Despite the sense of danger with which Weller must imbue the reptile, the play itself begins benignly enough. An elderly retired couple (played by Tony winners George Grizzard and Frances Sternhagen) are lolling on a quiet, windswept beach, talking and arguing over a lifetime's worth of fond memories, bitter regrets and hopes for the future. When the couple encounters the two lizards, who have decided to leave the sea behind and make a go of it on land, the foursome plays out a strange, tentative, frustrating yet funny dance in which the humans and the amphibians seem more and more alike as the play gathers steam. Weller's anthropomorphic other half is portrayed by that darling of the downtown theatre scene, Elizabeth Marvel, who has wowed audiences with her own ferocious turns in Hedda Gabler and A Streetcar Named Desire.

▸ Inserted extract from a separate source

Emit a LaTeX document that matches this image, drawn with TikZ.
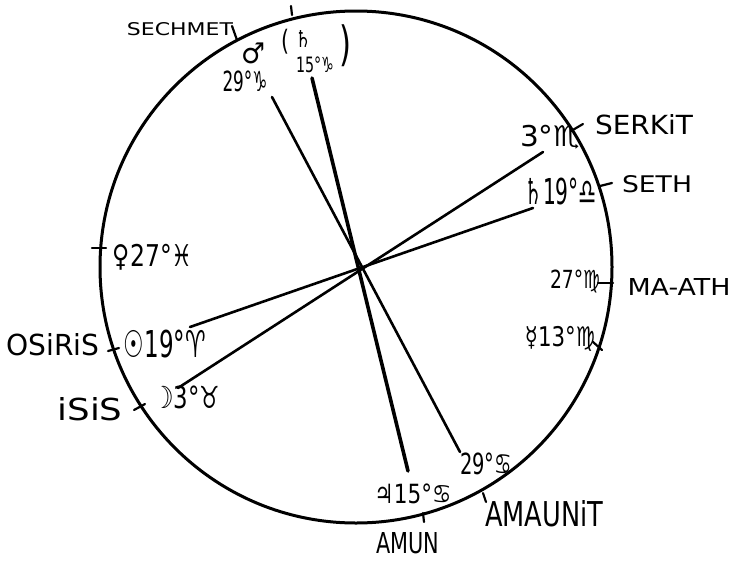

The biggest challenge, says Weller, is trying to find the line between his character's human and animal nature. "It's very tricky because he speaks English and it's not explained why or how, yet there are many human concepts that he doesn't understand, such as decency, love, friendship, grief. The most difficult part is trying to locate where that median is, trying to decide how human to be."

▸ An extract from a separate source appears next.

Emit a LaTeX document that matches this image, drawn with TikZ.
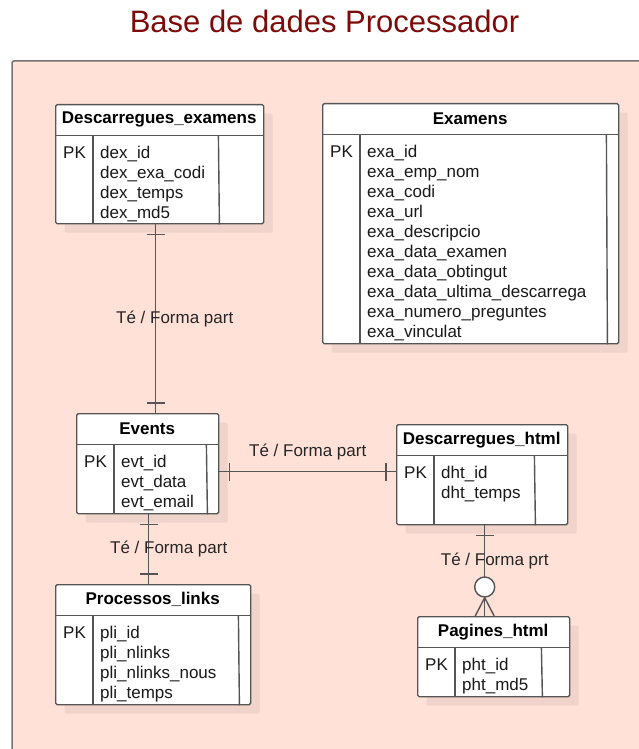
\documentclass[tikz,border=0pt]{standalone}
\usepackage{fontspec}
\setmainfont{Liberation Sans}
\usetikzlibrary{positioning}
\usetikzlibrary{shadows}
\usetikzlibrary{decorations.markings}
\usetikzlibrary{calc}

\definecolor{fons}{HTML}{FFE1D8}
\definecolor{ombra}{HTML}{F0D3CB}
\definecolor{linia}{HTML}{555555}
\definecolor{titolc}{HTML}{7F0A0A}

% taula: nom, cantonada, amplada, alcada, marge dret, titol, camps
\newcommand{\ertaula}[7]{%
    \node[taula, minimum width=#3, minimum height=#4, anchor=north west] (#1) at (#2) {};
    \node[capsal, minimum width=#3, anchor=north west] (#1-t) at (#1.north west) {#6};
    \draw[vora] (#1-t.south west) -- (#1-t.south east);
    \draw[vora] ([xshift=38pt]#1-t.south west) -- ([xshift=38pt]#1.south west);
    \draw[vora] ([xshift=-#5pt]#1-t.south east) -- ([xshift=-#5pt]#1.south east);
    \node[camp, anchor=base west] (#1-pk) at ([xshift=8pt,yshift=-23pt]#1-t.south west) {PK};
    \foreach \nomcamp [count=\i] in {#7}
        \node[camp, anchor=base west] (#1-\i) at ([xshift=45pt,yshift={-23pt-20pt*(\i-1)}]#1-t.south west) {\nomcamp};
}

\begin{document}
\begin{tikzpicture}[x=1pt, y=-1pt,
    taula/.style = {draw=linia, line width=1.4pt, fill=white, rounded corners=1.5pt, inner sep=0pt,
        drop shadow={opacity=1, fill=ombra, shadow xshift=9pt, shadow yshift=-9pt}},
    capsal/.style = {minimum height=31pt, inner sep=0pt, font=\fontsize{17}{20}\selectfont\bfseries},
    camp/.style = {inner sep=0pt, font=\fontsize{17}{20}\selectfont, text=black!90},
    vora/.style = {draw=linia, line width=1.4pt},
    rel/.style = {draw=linia, line width=1.4pt},
    etiq/.style = {inner sep=0pt, font=\fontsize{17}{20}\selectfont, text=black!85},
    unun/.style = {postaction=decorate, decoration={markings,
        mark=at position 10pt with {\draw[rel] (0,-9pt) -- (0,9pt);},
        mark=at position -10pt with {\draw[rel] (0,-9pt) -- (0,9pt);}}},
    un/.style = {postaction=decorate, decoration={markings,
        mark=at position 10pt with {\draw[rel] (0,-9pt) -- (0,9pt);}}}]

    \path[use as bounding box] (0,0) rectangle (639,749);
    \clip (0,0) rectangle (639,749);
    \draw[draw=black!55, line width=1.5pt, fill=fons, rounded corners=2pt] (12,61) rectangle (665,780);

    \node[font=\fontsize{31}{36}\selectfont, text=titolc, inner sep=0pt, anchor=base] (titol) at (324.5,33) {Base de dades Processador};

    \ertaula{desex}{55,104}{208}{119}{45}{Descarregues\_examens}{dex\_id, dex\_exa\_codi, dex\_temps, dex\_md5}
    \ertaula{exam}{322,103}{296}{240}{12}{Examens}{exa\_id, exa\_emp\_nom, exa\_codi, exa\_url, exa\_descripcio, exa\_data\_examen, exa\_data\_obtingut, exa\_data\_ultima\_descarrega, exa\_numero\_preguntes, exa\_vinculat}
    \ertaula{events}{76,413}{142}{100}{12}{Events}{evt\_id, evt\_data, evt\_email}
    \ertaula{deshtml}{396,424}{171}{100}{33}{Descarregues\_html}{dht\_id, dht\_temps}
    \ertaula{pagines}{417,616}{152}{80}{28}{Pagines\_html}{pht\_id, pht\_md5}
    \ertaula{proclinks}{55,584}{195}{120}{12}{Processos\_links}{pli\_id, pli\_nlinks, pli\_nlinks\_nous, pli\_temps}

    % relacions
    \draw[rel, unun] ([xshift=-4pt]desex.south) -- ([xshift=-4pt]desex.south |- events.north)
        node[etiq, midway, xshift=19pt] (rel-a) {Té / Forma part};
    \draw[rel, unun] ([yshift=-8pt]events.east) -- ([yshift=-8pt]events.east -| deshtml.west)
        node[etiq, midway, yshift=20pt] (rel-b) {Té / Forma part};
    \draw[rel, unun] ([xshift=1pt]events.south) -- ([xshift=1pt]events.south |- proclinks.north)
        node[etiq, midway, xshift=20pt] (rel-c) {Té / Forma part};
    \draw[rel, un] ([xshift=2.5pt]deshtml.south) -- ([xshift=2.5pt]deshtml.south |- pagines.north)
        node[etiq, pos=.39, xshift=10pt] (rel-d) {Té / Forma prt};
    \node[circle, draw=linia, line width=1.4pt, fill=white, minimum size=20pt, inner sep=0pt] (zero) at ([xshift=-9pt,yshift=29pt]pagines.north) {};
    \draw[rel] (zero.south) -- ([xshift=-18.5pt]pagines.north);
    \draw[rel] (zero.south) -- ([xshift=0.5pt]pagines.north);
\end{tikzpicture}
\end{document}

Seascape is Weller's second Albee play. At Hartford Stage last year, he performed Peter and Jerry, an expanded version of Albee's classic one-act The Zoo Story appended with an illuminating new first act. Weller believes the two plays are alike in their themes.

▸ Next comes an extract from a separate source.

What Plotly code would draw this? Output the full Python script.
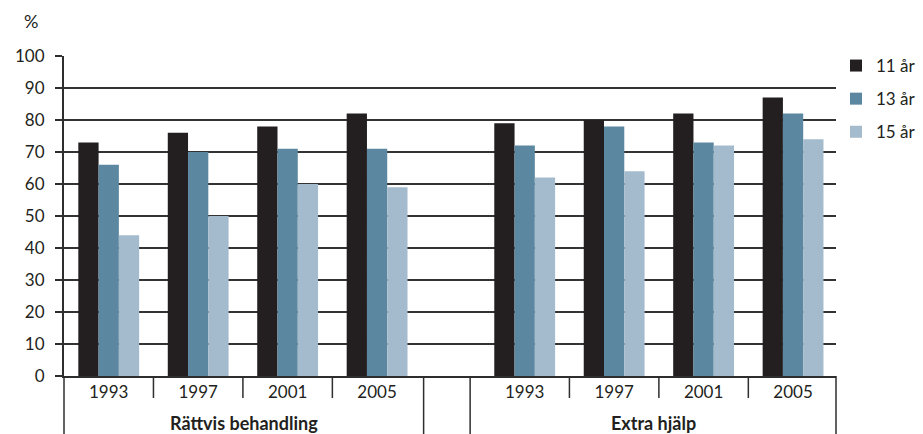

In [Seascape] there is a character who has lost his desire to live, really — to do anything. And the lizards come in and are the counterpoint to that. Similarly in The Zoo Story, you have my character, Jerry, trying to wake up Peter and prod him out of his comfortably numb stupor."

Albee, he observes, wants people to embrace their reality, not become mired in false illusions. "If we're not in touch with our fundamental instincts and our vitality as humans, then we're running against the grain of our true nature and the nature of existence. It's a very bracing way of looking at the world and a very bracing theme to encounter in a play. It gives you that satisfying sense that someone is telling it like it is. And Albee's personality embodies that. There's a frisky kind of push-pull, tough-love quality to him."

That feisty spirit seemed to be on full display at the playwright's Christmas party last year, which Weller attended. There, the actor overheard Albee saying to a friend that Peter and Jerry would be his next Broadway project after the revival of Who's Afraid of Virginia Woolf? "So later, he comes up to me and asks, 'What are you doing right now?'" recalls Weller, rocking his best Albee-by-way-of-Brando impersonation. "And I respond, 'Well, Glengarry Glen Ross is starting in a couple of months.' And he says, 'When is that done?' So I say, 'End of August… Why, do you have a job for me in the fall?' Now David Harbour, who was about to go into Virginia Woolf, was standing next to me and we had been talking. So Albee points to David and says, with a slight grin, 'Depends on how he behaves,'" recalls Weller, laughing at the memory. "So that's his sense of humor. It's kind of soldierly, almost. He likes to sort of talk trash and keep you guessing — much like his plays. They're funny yet they keep you off balance."